Of all the vehicles consigned at Auburn to the Auctions America by RM Spring Collector Car Auction, none seemed quite as popular with attendees as the 1940 GM Futurliner. It drew crowds all weekend, though when its turn came on the block, it failed to sell at $340k. That's a far cry from the last time one of these behemoths came to market at Barrett-Jackson in 2006 — the high sale of the weekend at $4.3 million.
There was a big difference between that Futurliner and this one. The former was restored and ran under its own power; this one is not and does not. And of course there's also a big difference in the spending climate then to now, which is less easy to quantify. Also, perhaps most importantly, those who just had to have one then now do.
Failing to sell at $340k is interesting; while that is still a lot of money to most folks, what kind of scale are we talking about here? What is the market for something like this?
The seller wanted $450k-$600k, which doesn't seem so out of line for a rough version of a $4 million bus from the 1936-56 General Motors Parade of Progress. (Different times, eh?)
And the bidders valued it at the high bid and not a penny more, which may be a bit closer to reality. Hagerty Price Guide publisher Dave Kinney estimates a value of $200k-$400k, though he too maintains this is a tough call against that lone comparable sale of 2006.
The truth is it takes a very special person to want to own one of these things. It's not exactly a '65 Ford Mustang or a '79 Porsche 911SC. Heck, as a collection centerpiece it occupies an even different realm from your garden-variety million-dollar cars — the pre-war Duesenbergs and post-war Ferraris of the world. You don't just buy a Futurliner at auction on a whim.
So the value of this bus is directly related to your own needs, which is even more difficult to quantify.
If you need to unite the eleven remaining buses and recreate the Parade of Progress, and you will stop at nothing to do so, well then we'd say this bus is priceless.
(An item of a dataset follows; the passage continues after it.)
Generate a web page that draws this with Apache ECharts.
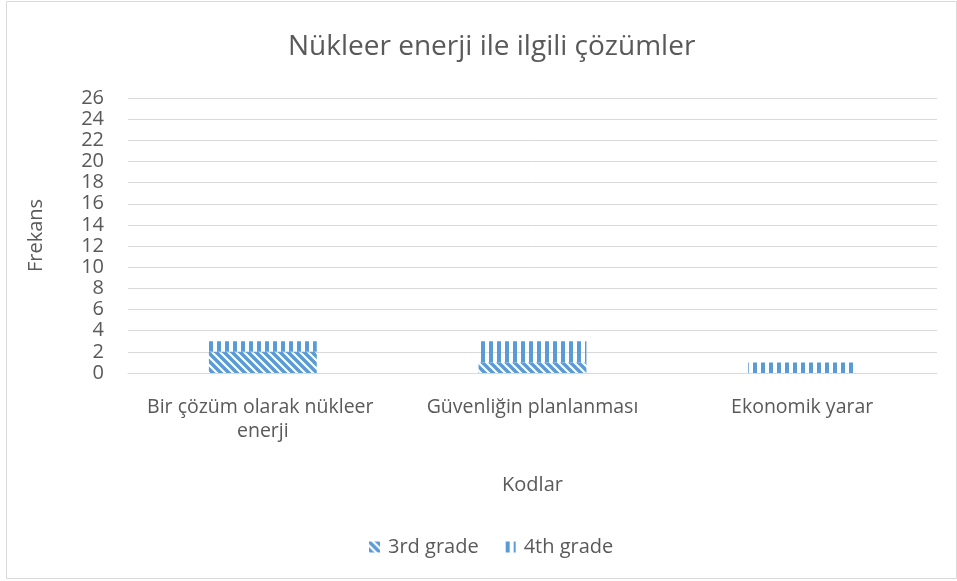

But that buyer was not at Auburn.
If you need only to have one because you've got the perfect comfortable spot to park it, and you can just keep it there for 10 or 30 or 97 years until your grandchildren "remodel the old barn," then you can afford to wait for a fire sale. But that seller wasn't at Auburn, either.
That's what we know. And we also know this: Everywhere these Futurliners go, they are smile-inducing, awe-inspiring vehicles, no matter their condition, and people are just happy to see one. It makes you smile to see one of these if you've never seen one before, because you're not really sure what you're seeing, because there is nothing else like it, save perhaps a diesel electric locomotive of the same era, but surely they haven't dragged a train into this place …
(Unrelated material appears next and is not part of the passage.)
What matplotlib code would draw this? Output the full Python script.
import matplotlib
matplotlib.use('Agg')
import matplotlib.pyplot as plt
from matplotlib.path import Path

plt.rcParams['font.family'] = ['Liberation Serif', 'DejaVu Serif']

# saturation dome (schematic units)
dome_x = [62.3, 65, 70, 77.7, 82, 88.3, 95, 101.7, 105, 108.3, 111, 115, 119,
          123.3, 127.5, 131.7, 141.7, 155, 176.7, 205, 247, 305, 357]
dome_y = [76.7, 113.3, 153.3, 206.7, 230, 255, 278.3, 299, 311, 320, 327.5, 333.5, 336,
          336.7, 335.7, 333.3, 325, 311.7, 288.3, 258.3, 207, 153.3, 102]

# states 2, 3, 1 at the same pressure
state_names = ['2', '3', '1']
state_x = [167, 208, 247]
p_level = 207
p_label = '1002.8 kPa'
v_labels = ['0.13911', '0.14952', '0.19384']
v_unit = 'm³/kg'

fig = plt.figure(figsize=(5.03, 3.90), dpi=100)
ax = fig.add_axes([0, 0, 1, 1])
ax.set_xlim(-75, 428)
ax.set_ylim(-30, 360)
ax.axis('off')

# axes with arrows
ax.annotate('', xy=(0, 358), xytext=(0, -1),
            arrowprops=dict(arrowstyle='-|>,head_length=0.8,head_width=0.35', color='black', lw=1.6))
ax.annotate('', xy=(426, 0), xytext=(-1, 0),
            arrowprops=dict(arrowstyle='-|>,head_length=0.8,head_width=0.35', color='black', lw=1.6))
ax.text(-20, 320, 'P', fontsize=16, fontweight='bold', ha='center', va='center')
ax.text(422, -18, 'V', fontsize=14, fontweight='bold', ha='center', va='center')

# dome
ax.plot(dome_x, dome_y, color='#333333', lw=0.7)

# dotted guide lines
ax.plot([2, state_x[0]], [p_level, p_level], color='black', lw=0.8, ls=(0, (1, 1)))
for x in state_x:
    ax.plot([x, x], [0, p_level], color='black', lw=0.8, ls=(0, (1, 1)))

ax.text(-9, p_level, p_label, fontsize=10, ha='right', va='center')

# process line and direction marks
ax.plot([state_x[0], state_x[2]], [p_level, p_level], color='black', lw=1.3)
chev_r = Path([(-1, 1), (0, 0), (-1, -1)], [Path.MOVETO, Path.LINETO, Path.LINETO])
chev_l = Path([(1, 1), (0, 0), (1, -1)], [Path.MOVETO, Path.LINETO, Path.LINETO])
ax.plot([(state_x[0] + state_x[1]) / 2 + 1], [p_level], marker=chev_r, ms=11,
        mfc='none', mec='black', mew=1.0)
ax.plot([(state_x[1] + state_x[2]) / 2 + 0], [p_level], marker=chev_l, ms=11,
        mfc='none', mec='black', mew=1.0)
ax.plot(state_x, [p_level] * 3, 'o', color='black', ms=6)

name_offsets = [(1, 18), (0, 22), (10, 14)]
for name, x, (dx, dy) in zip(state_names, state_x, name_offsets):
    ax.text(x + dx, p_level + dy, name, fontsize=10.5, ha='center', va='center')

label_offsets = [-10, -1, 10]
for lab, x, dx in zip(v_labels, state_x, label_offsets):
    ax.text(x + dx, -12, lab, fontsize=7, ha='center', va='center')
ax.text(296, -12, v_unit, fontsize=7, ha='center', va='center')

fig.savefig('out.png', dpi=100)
Other than the bidders who drove it to $340k — and likely even including them — most of the folks at Auburn were happy just to see this bus. That's what they needed from it — to just walk over and stare up at it for a while.
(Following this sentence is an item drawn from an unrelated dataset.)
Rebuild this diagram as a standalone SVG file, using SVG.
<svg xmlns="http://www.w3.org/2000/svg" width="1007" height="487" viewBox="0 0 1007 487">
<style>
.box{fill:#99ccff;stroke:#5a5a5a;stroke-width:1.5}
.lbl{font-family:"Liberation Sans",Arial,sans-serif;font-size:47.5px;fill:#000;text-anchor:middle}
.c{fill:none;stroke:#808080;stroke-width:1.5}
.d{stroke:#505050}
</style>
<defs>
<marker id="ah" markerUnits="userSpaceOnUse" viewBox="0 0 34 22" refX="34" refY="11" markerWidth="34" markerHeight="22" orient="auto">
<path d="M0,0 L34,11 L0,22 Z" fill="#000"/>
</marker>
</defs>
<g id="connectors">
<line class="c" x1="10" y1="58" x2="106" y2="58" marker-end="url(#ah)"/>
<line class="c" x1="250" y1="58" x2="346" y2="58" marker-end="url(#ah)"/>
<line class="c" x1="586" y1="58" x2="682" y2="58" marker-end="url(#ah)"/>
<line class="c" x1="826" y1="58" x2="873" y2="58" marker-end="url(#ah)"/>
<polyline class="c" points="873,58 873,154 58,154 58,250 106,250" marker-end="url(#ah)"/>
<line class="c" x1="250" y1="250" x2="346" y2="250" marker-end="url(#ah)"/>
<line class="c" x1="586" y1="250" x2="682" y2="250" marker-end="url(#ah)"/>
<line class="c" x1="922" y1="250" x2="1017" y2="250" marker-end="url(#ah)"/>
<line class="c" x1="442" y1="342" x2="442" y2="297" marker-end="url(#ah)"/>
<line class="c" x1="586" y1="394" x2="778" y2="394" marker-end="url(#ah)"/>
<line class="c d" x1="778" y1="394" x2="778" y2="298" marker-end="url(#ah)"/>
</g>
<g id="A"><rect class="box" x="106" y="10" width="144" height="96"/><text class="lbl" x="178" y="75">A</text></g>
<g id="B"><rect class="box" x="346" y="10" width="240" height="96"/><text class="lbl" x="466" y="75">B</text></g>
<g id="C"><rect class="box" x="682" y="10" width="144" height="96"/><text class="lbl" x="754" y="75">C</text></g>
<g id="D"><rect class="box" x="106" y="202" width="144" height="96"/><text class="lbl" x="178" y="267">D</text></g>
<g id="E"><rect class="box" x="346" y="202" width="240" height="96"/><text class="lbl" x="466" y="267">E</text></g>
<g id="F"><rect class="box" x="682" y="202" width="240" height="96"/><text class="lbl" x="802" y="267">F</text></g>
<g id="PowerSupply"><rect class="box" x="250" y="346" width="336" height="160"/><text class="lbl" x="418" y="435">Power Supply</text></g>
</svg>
Which is not unlike the reception it would have received 70 years ago in towns and cities all over America. And not unlike its sister's reception at Barrett-Jackson five years ago.
The Futurliner is a vehicle of promise. Originally, that meant the promise of a revolutionary future. Today, in its current state, it's a simpler promise, to be reconciled against its contemporaries that have benefitted already from restoration — the promise of what this Futurliner could be again. It's a costly promise, to be sure, and anyone serious about owning this machine must have an idea of those costs going in, no matter how general or specific he wants to get in the preservation/restoration efforts.
Paying $400k right now to own it then spending another $600k to bring it up to snuff will yield a spectacular vehicle, but as noted above, the spending climate of today isn't exactly the Motorama market of a few years ago, so a return on investment certainly isn't guaranteed.
We are likely in for a wait before this GM Futurliner becomes the next spectacular million-dollar vehicle. In the meantime, it's fun to think that it could just disappear for a while to be preserved as-is in a nice comfortable spot, until the grandchildren decide to remodel the barn.
Oh, and that $4.3 million bus of 2006? The one the sellers bought for ten grand and restored for $300k? Talk about savvy investing. Lots of hard work, too, but savvy automotive investing, which is another story.